We talked over the small picture issues of the situation and the big picture theological/emotional issues at length. Our only true conclusion is that we have no idea how people live outside of an intimate faith community. The good things in life just aren't as fulfilling and the trials would be unbearable without being in the people of God. We ended with some prayer together and I just want to never cease praying for a complete healing.
As I drove home, I admitt that I felt a bit numb. I hate seeing my brother in such pain and discomfort. I want him to be free to be a husband and a Dad and a teacher and a spiritual director. I want things to be different and I'm not sure why they aren't. I don't need to know "why" this is all happening, I just need to know "what the heck you want us to do"????

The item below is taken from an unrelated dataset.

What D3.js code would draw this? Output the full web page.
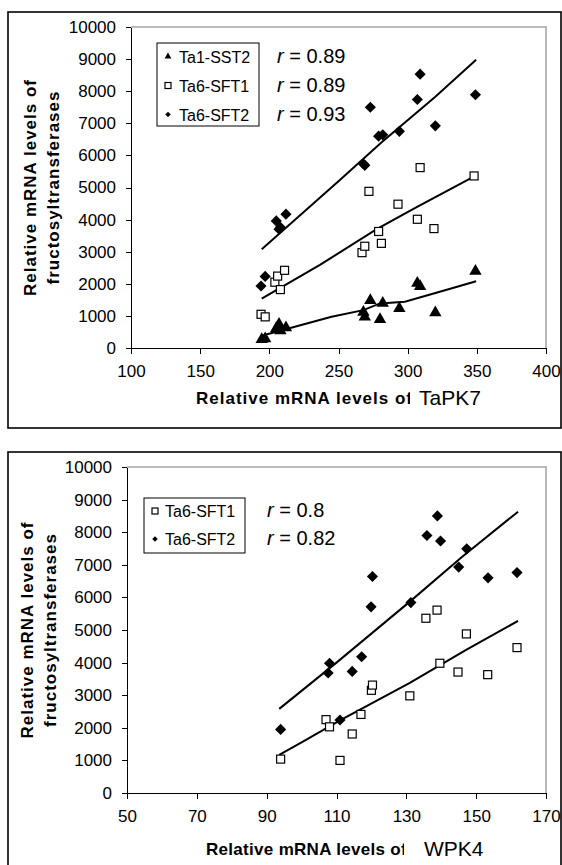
<!DOCTYPE html>
<html lang="en">
<head>
  <meta charset="utf-8">
  <script src="https://d3js.org/d3.v7.min.js"></script>
  <style>
    body { margin: 0; background: #fff; }
    svg { display: block; font-family: Arial, "Liberation Sans", sans-serif; }
    .axis path, .axis line { stroke: #000; stroke-width: 1; shape-rendering: crispEdges; }
    .axis text { font-size: 17px; fill: #000; font-family: Arial, "Liberation Sans", sans-serif; }
  </style>
</head>
<body>
<svg id="chart" width="562" height="865"></svg>
<script>
  // ---- data ----
  // panel A: x = TaPK7
  const pk7SST2 = [[194.5,270],[197,290],[205,610],[207,740],[208,540],[212,630],
    [268,1120],[269,970],[273,1480],[280,890],[282,1400],[294,1230],[307,2020],[309,1920],[320,1100],[349,2390]];
  const pk7SFT1 = [[194,1050],[197,970],[204,2050],[206,2240],[208,1820],[211,2420],
    [267,2970],[269,3170],[272,4880],[279,3630],[281,3260],[293,4480],[307,4010],[309,5620],[319,3720],[348,5360]];
  const pk7SFT2 = [[194,1930],[197,2230],[205,3960],[207,3700],[208,3760],[212,4170],
    [268,5740],[269,5690],[273,7500],[279,6600],[282,6640],[294,6750],[307,7740],[309,8530],[320,6920],[349,7890]];
  // trend lines (as drawn)
  const pk7SST2Line = [[194.5,380],[245,975],[268,1180],[280,1390],[298,1440],[327,1800],[349.5,2080]];
  const pk7SFT1Line = [[194.5,1540],[236.6,2590],[277.6,3700],[306.5,4390],[349.5,5380]];
  const pk7SFT2Line = [[194.5,3080],[251,5230],[281,6400],[320,7830],[349.5,8980]];
  const pk7Labels = ["Ta1-SST2", "Ta6-SFT1", "Ta6-SFT2"];
  const pk7R = ["0.89", "0.89", "0.93"];
  const pk7XTicks = [100, 150, 200, 250, 300, 350, 400];

  // panel B: x = WPK4
  const wpk4SFT1 = [[94,1040],[107,2250],[108,2030],[111,1000],[114.5,1810],[117,2410],[120,3150],[120.3,3310],
    [131,2980],[135.6,5360],[138.8,5610],[139.6,3980],[144.8,3710],[147.2,4880],[153.3,3630],[161.7,4460]];
  const wpk4SFT2 = [[94,1950],[107.6,3680],[108,3980],[111,2240],[114.5,3730],[117.2,4180],[119.9,5710],[120.3,6640],
    [131.3,5840],[135.9,7900],[138.9,8500],[139.8,7730],[145,6930],[147.3,7490],[153.4,6600],[161.7,6760]];
  const wpk4SFT1Line = [[93.6,1170],[100,1550],[111,2230],[131,3380],[147,4380],[162,5280]];
  const wpk4SFT2Line = [[93.6,2580],[110,4000],[131,5870],[146,7250],[162,8630]];
  const wpk4Labels = ["Ta6-SFT1", "Ta6-SFT2"];
  const wpk4R = ["0.8", "0.82"];
  const wpk4XTicks = [50, 70, 90, 110, 130, 150, 170];

  const yTicks = d3.range(0, 10001, 1000);

  const svg = d3.select("#chart");

  // marker shapes
  function drawMarker(g, kind, size) {
    if (kind === "tri") {
      g.append("path").attr("d", d3.symbol(d3.symbolTriangle, size * size * 0.55)()).attr("fill", "#000");
    } else if (kind === "sq") {
      g.append("rect").attr("x", -size / 2).attr("y", -size / 2).attr("width", size).attr("height", size)
        .attr("fill", "#fff").attr("stroke", "#000").attr("stroke-width", 1.2);
    } else {
      g.append("path").attr("d", d3.symbol(d3.symbolDiamond2, size * size * 0.55)()).attr("fill", "#000");
    }
  }

  function drawPanel(p) {
    // outer frame
    svg.append("rect").attr("x", p.frame[0]).attr("y", p.frame[1])
      .attr("width", p.frame[2] - p.frame[0]).attr("height", p.frame[3] - p.frame[1])
      .attr("fill", "none").attr("stroke", "#000").attr("stroke-width", 1.6);

    const x = d3.scaleLinear().domain(p.xDomain).range([p.left, p.right]);
    const y = d3.scaleLinear().domain([0, 10000]).range([p.bottom, p.top]);

    // grey plot-area border (top + right)
    svg.append("path")
      .attr("d", `M${p.left},${p.top}H${p.right}V${p.bottom}`)
      .attr("fill", "none").attr("stroke", "#a6a6a6").attr("stroke-width", 1.6);

    svg.append("g").attr("class", "axis")
      .attr("transform", `translate(0,${p.bottom})`)
      .call(d3.axisBottom(x).tickValues(p.xTicks).tickSize(6).tickSizeOuter(0).tickPadding(11).tickFormat(d3.format("d")));
    svg.append("g").attr("class", "axis")
      .attr("transform", `translate(${p.left},0)`)
      .call(d3.axisLeft(y).tickValues(yTicks).tickSize(5).tickSizeOuter(0).tickPadding(10).tickFormat(d3.format("d")));

    // trend lines
    const line = d3.line().x(d => x(d[0])).y(d => y(d[1]));
    p.lines.forEach(l => {
      svg.append("path").datum(l).attr("d", line)
        .attr("fill", "none").attr("stroke", "#000").attr("stroke-width", 2);
    });

    // points
    p.series.forEach(s => {
      svg.append("g").selectAll("g").data(s.data).join("g")
        .attr("transform", d => `translate(${x(d[0])},${y(d[1])})`)
        .each(function () { drawMarker(d3.select(this), s.kind, s.size); });
    });

    // legend
    const lg = p.legend;
    svg.append("rect").attr("x", lg.box[0]).attr("y", lg.box[1])
      .attr("width", lg.box[2] - lg.box[0]).attr("height", lg.box[3] - lg.box[1])
      .attr("fill", "#fff").attr("stroke", "#000").attr("stroke-width", 1);
    p.labels.forEach((lab, i) => {
      const by = lg.y0 + i * lg.dy;
      const m = svg.append("g").attr("transform", `translate(${lg.mx},${by - 6})`);
      drawMarker(m, p.series[i].kind, 6);
      svg.append("text").attr("x", lg.tx).attr("y", by)
        .attr("font-size", 16).text(lab);
      const t = svg.append("text").attr("x", lg.rx).attr("y", by).attr("font-size", 20);
      t.append("tspan").attr("font-style", "italic").text("r");
      t.append("tspan").text(" = " + p.r[i]);
    });

    // y title (two lines)
    const yc = (p.top + p.bottom) / 2;
    [p.yLabel1X, p.yLabel2X].forEach((bx, i) => {
      svg.append("text")
        .attr("transform", `translate(${bx},${yc}) rotate(-90)`)
        .attr("text-anchor", "middle").attr("font-weight", "bold")
        .attr("font-size", 17).attr("letter-spacing", 1)
        .text(i === 0 ? "Relative mRNA levels of" : "fructosyltransferases");
    });

    // x title; the gene name sits on a white box that clips the "f"
    svg.append("text").attr("x", p.xTitleX).attr("y", p.xTitleY)
      .attr("font-weight", "bold").attr("font-size", 17).attr("letter-spacing", p.xTitleLs)
      .text("Relative mRNA levels of");
    svg.append("rect").attr("x", p.boxX).attr("y", p.xTitleY - 18)
      .attr("width", 80).attr("height", 22).attr("fill", "#fff");
    svg.append("text").attr("x", p.geneX).attr("y", p.xTitleY + 1)
      .attr("font-size", 21).text(p.gene);
  }

  drawPanel({
    frame: [8, 12, 561, 428],
    left: 131, right: 546, top: 27, bottom: 348,
    xDomain: [100, 400], xTicks: pk7XTicks,
    lines: [pk7SST2Line, pk7SFT1Line, pk7SFT2Line],
    series: [
      { data: pk7SST2, kind: "tri", size: 11 },
      { data: pk7SFT1, kind: "sq", size: 8 },
      { data: pk7SFT2, kind: "dia", size: 12 }
    ],
    labels: pk7Labels, r: pk7R,
    legend: { box: [157, 43, 259, 126], y0: 62.5, dy: 29, mx: 168, tx: 179, rx: 277 },
    yLabel1X: 35.5, yLabel2X: 59,
    xTitleX: 196, xTitleY: 404, xTitleLs: 1, gene: "TaPK7", geneX: 419, boxX: 410
  });

  drawPanel({
    frame: [8, 452, 561, 880],
    left: 127, right: 546, top: 467, bottom: 793,
    xDomain: [50, 170], xTicks: wpk4XTicks,
    lines: [wpk4SFT1Line, wpk4SFT2Line],
    series: [
      { data: wpk4SFT1, kind: "sq", size: 8 },
      { data: wpk4SFT2, kind: "dia", size: 12 }
    ],
    labels: wpk4Labels, r: wpk4R,
    legend: { box: [144, 498, 245, 553], y0: 517, dy: 28, mx: 155, tx: 165, rx: 267 },
    yLabel1X: 33, yLabel2X: 56,
    xTitleX: 206, xTitleY: 855, xTitleLs: 0.3, gene: "WPK4", geneX: 424, boxX: 404
  });
</script>
</body>
</html>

As I drove, I left fate to the iPod to shuffle the appropriate songs and it kept choosing some prophetic tunes from Beth Wacome Keck and honestly, it was the only thing that could penetrate to where my heart was. Beth's voice and the fact that she is a part of our spiritual family and our story seemed to console me. "I stand Amazed", "if I could be the sand inside your soul" and "I am Rahab" were particularly helpful.
We have to approach all of this like a long-distance runner, just one mile at a time. So I woke this morning and hit the road for a 3 mile run, all the while wondering why these things happen and what we are to do.